The geography of the continent presents features which must be considered in forecasting the future of the country. We often see elaborate calculations, based upon the rate of increase during the last fifty years, which are intended to prove that a rapid increment of population, parallel to that which has taken place in the United States, may be anticipated. I found that more prudent thinkers in Australia reject such estimates as utterly fallacious on merely physical grounds, and facts support this different view. With a circumference of about 8000, and a diameter of more than 2000 miles, it is very doubtful if Australia can ever have a great city more than two or three hundred miles from the sea-shore. If Broken Hill be quoted as an exception, it would seem to confirm rather than weaken this view. A large output of silver, amounting already to many tons per week, has attracted to the spot and supports a population of twenty-five or thirty thousand people. But even the presence of so large a population has not led to the cultivation of the soil, and almost every article of food is brought from a distance, while a supply of water itself is only obtained with difficulty. During a recent period of drought, water was carried to Broken Hill by rail.
In America, as soon as the Alleghanies were {207} passed, the flood of immigration poured out upon the great river valleys of the Ohio, Mississippi, and Missouri, and the prairies of the far West, capable of at once absorbing millions of people. Nothing of this kind is possible for Australia. There the want of water in the interior, the partly desert and partly pastoral character of the country, are limiting dense population to the rim of the continent. Even there it is curiously concentrated in the cities. Irrigation, with the intense culture which it makes possible, may cause a considerable change over limited areas, and artesian wells will do much to give steadiness to the pastoral industry, but after all such allowances have been made it seems perfectly clear that the centre of Australia will be conquered but slowly, and will never be densely inhabited. It is hoped that by a united effort among the colonies a railway may be thrown across the continent from North to South; one from East to West would apparently be impracticable, and the connection between the opposite coasts will be chiefly maintained by Sea. Over vast areas from five to ten acres of land must be allowed for each sheep pastured, and it is doubtful if the capacity of much of this land to carry stock can be sensibly increased. The care of sheep and cattle can be carried on with great profit and on an immense scale by an exceedingly limited population, and a large part of Australia must always be chiefly pastoral. I suspect that in the mining industry also the proportion of workers to the volume of production {208} is comparatively small. Three hundred millions of gold taken from the soil since the first discovery of the precious metal less than fifty years ago, and vast public and private borrowings in addition of outside capital have given a great impulse to settlement in the past. But the conditions of the last half century have clearly been abnormal, and can scarcely be taken as an index of the future.
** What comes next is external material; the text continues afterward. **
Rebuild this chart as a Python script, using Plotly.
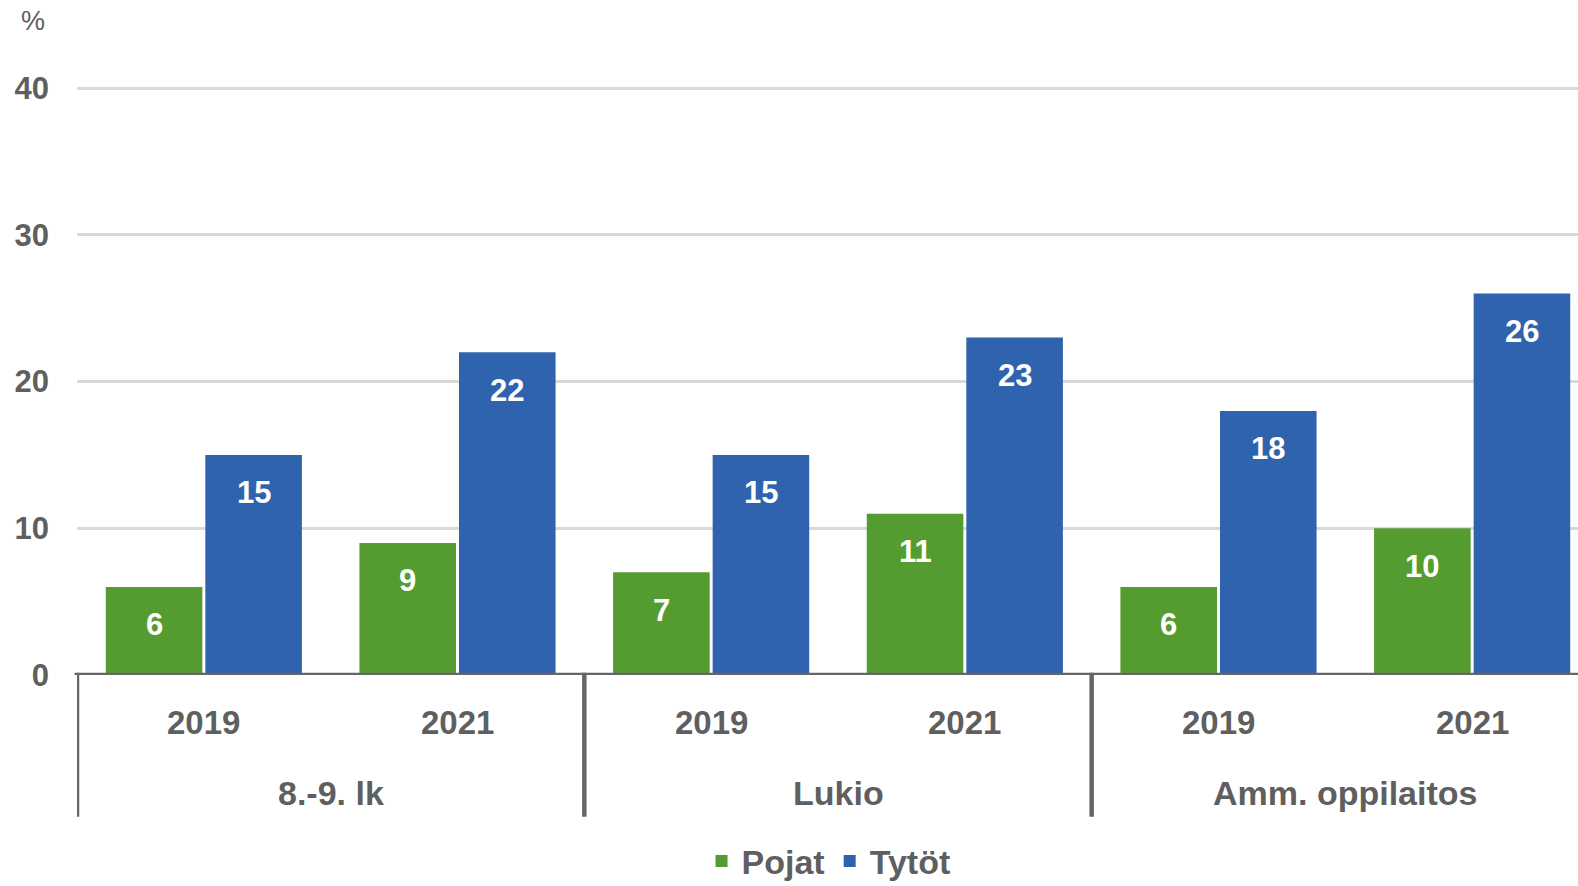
import plotly.graph_objects as go

groups = ["8.-9. lk", "8.-9. lk", "Lukio", "Lukio", "Amm. oppilaitos", "Amm. oppilaitos"]
years = ["2019", "2021", "2019", "2021", "2019", "2021"]
pojat = [6, 9, 7, 11, 6, 10]
tytot = [15, 22, 15, 23, 18, 26]
y_ticks = [0, 10, 20, 30, 40]

FONT = "Liberation Sans, Arial, sans-serif"
GREEN = "#549C30"
BLUE = "#3063AD"
TXT = "#5F5F5F"
AXIS = "#666666"
BARGAP = 0.215
BARGROUPGAP = 0.03

xpos = list(range(len(years)))
series = [("Pojat", pojat, GREEN), ("Tytöt", tytot, BLUE)]

fig = go.Figure()
for name, vals, col in series:
    fig.add_trace(go.Bar(x=xpos, y=vals, name=name,
                         marker=dict(color=col, line=dict(width=0))))

# value labels inside the bar tops
slot = (1 - BARGAP) / len(series)
for k, (name, vals, col) in enumerate(series):
    off = -(1 - BARGAP) / 2 + slot * (k + 0.5)
    for i, v in enumerate(vals):
        fig.add_annotation(x=xpos[i] + off, y=v, xref="x", yref="y", text=str(v),
                           showarrow=False, yshift=-38, yanchor="middle",
                           font=dict(family=FONT, size=31, color="white", weight="bold"))

# year labels
for i, yr in enumerate(years):
    fig.add_annotation(x=xpos[i], y=-0.0802, xref="x", yref="paper", text=yr,
                       showarrow=False, yanchor="middle",
                       font=dict(family=FONT, size=33, color=TXT, weight="bold"))

# group labels and dividers
uniq = []
for g in groups:
    if g not in uniq:
        uniq.append(g)
for g in uniq:
    idx = [i for i, gg in enumerate(groups) if gg == g]
    fig.add_annotation(x=sum(idx) / len(idx), y=-0.2011, xref="x", yref="paper", text=g,
                       showarrow=False, yanchor="middle",
                       font=dict(family=FONT, size=34, color=TXT, weight="bold"))
    fig.add_shape(type="line", xref="x", yref="paper", x0=idx[0] - 0.5, x1=idx[0] - 0.5,
                  y0=0.004, y1=-0.2405, line=dict(color=AXIS, width=4.5), layer="above")

# axis line at zero
fig.add_shape(type="line", xref="paper", yref="y", x0=-0.0017, x1=1, y0=0, y1=0,
              line=dict(color=AXIS, width=4.5), layer="above")

fig.add_annotation(text="%", xref="paper", yref="paper", x=-0.0295, y=1.0, yshift=65,
                   showarrow=False, xanchor="center", yanchor="middle",
                   font=dict(family=FONT, size=27, color=TXT))

fig.update_layout(
    width=1578, height=886,
    margin=dict(l=76.5, r=0, t=85.5, b=210.5, autoexpand=False),
    paper_bgcolor="white", plot_bgcolor="white",
    barmode="group", bargap=BARGAP, bargroupgap=BARGROUPGAP,
    font=dict(family=FONT, color=TXT, size=30),
    showlegend=True,
    legend=dict(orientation="h", x=0.5007, xanchor="center", y=-0.3166, yanchor="middle",
                font=dict(family=FONT, size=34, color=TXT, weight="bold"),
                itemwidth=30, itemclick=False),
)
fig.update_yaxes(
    range=[0, 40.15], tickvals=y_ticks, showgrid=True, gridcolor="#D9D9D9", gridwidth=3,
    zeroline=False, showline=False, ticks="", ticklabelstandoff=27, automargin=False,
    tickfont=dict(family=FONT, size=31, color=TXT, weight="bold"),
)
fig.update_xaxes(
    range=[-0.5, (1578 - 76.5) / 253.75 - 0.5], showticklabels=False, showgrid=False,
    zeroline=False, showline=False, ticks="", automargin=False,
)

fig.write_html("out.html", config={"displayModeBar": False},
               post_script="document.body.style.margin='0';")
There are, however, other aspects of Australian life which mark this contrast with America even more decisively than do the prevailing industries and physical conditions to which I have referred. The coloured element, which in the United States now numbers about 8,000,000, and forms so large a fraction of the whole population, Australia rejects entirely. Neither Chinaman, Hindoo coolie, nor Kanaka will ever be permitted to become to Australia what the negro is to the United States, a considerable and permanent addition to dense population. Scarcely less strong is the objection to the indiscriminate immigration of cheap competitive labour such as that which has filled up America. The arrival at Melbourne, Sydney or Brisbane of half a dozen steamships with a living freight such as has been discharged at New York from the steerage of Trans-atlantic liners almost every day for the last quarter of a century would today bring New South Wales, Victoria, or Queensland to the edge of revolution. Assisted emigration has come to an end, save in the two younger colonies. For years {209} the great trans-continental Railway companies and Trans-atlantic steamship companies of the United States have acted as the most energetic emigration agencies in every country of Europe, with the one object of pouring a flood of population, without the slightest reference to its quality, over the lands lying along the newly built Railway lines. An Australian Government which tried in this manner to make its State-built Railways productive, would soon find its occupation of governing gone.
That 'pulling in of the latch string' and closing the door which the United States have decided upon reluctantly and late, Australia has begun almost at the commencement of her career. She has determined that her population shall be select. This policy exposes the working man of Australia to the sarcasm that he is quite prepared to repeat in his vast continent that selfishness in respect of land which he is rather fond of denouncing in the landlord of the old world. On the other hand, the United Kingdom has, early and late, sent too many social failures to Australia to justify either surprise or indignation at Australia's aversion to unacceptable immigration. We need not quarrel with Australia's decision in this matter, for it is one which a country has a right to make. It secures more perfect social and political assimilation of new material and avoids the great dangers which flow from placing large political powers in hands unfitted to use them. But if select, then not vast in numbers. Judging from present indications and {210} tendencies Australia is likely to have settled along its seaboard a slowly increasing but singularly wealthy population, whose prosperity will be ministered to by the highly remunerative mining and pastoral industries of the thinly settled interior.
This sea-board of the continent, the rim of which alone is or is likely to be thickly settled is 8000 miles long. A country so situated and populated is manifestly exposed, in an unusual degree, to naval attack. It is this sense of exposure which has in large measure promoted the idea of Federation among the colonies themselves. It has stimulated the work of harbour defence, important for the whole Empire as for Australia itself. It has led to the joint arrangement between the mother-land and the various colonies for an addition to the Australian Squadron. The terms of this arrangement are worthy of note. The various colonies jointly agree to contribute the sum of £126,000 per annum, partly as interest on the capital employed in construction, partly towards the maintenance of a certain number of armed ships to be reserved exclusively for service in Australian waters. To carry out this arrangement the amount invested by the mother-country in the ships, seven in number, already constructed and in active service, has been close upon a million sterling. The skilled officers and trained seamen are also supplied from the Royal Navy. It is specially agreed that any expense incurred beyond £126,000 shall be borne by the Imperial Treasury, that the ordinary strength {211} of the Australian Squadron shall not be reduced on account of this local addition to naval defence, and that during the ten years over which the arrangement extends the seven ships cannot be withdrawn from Australian waters. Surely no young country with an increasing necessity for coast defence due to enlarged wealth and commerce ever secured it on terms to compare with these. No better illustration could be given of the advantage which the colonies may derive from joint action with the mother-land.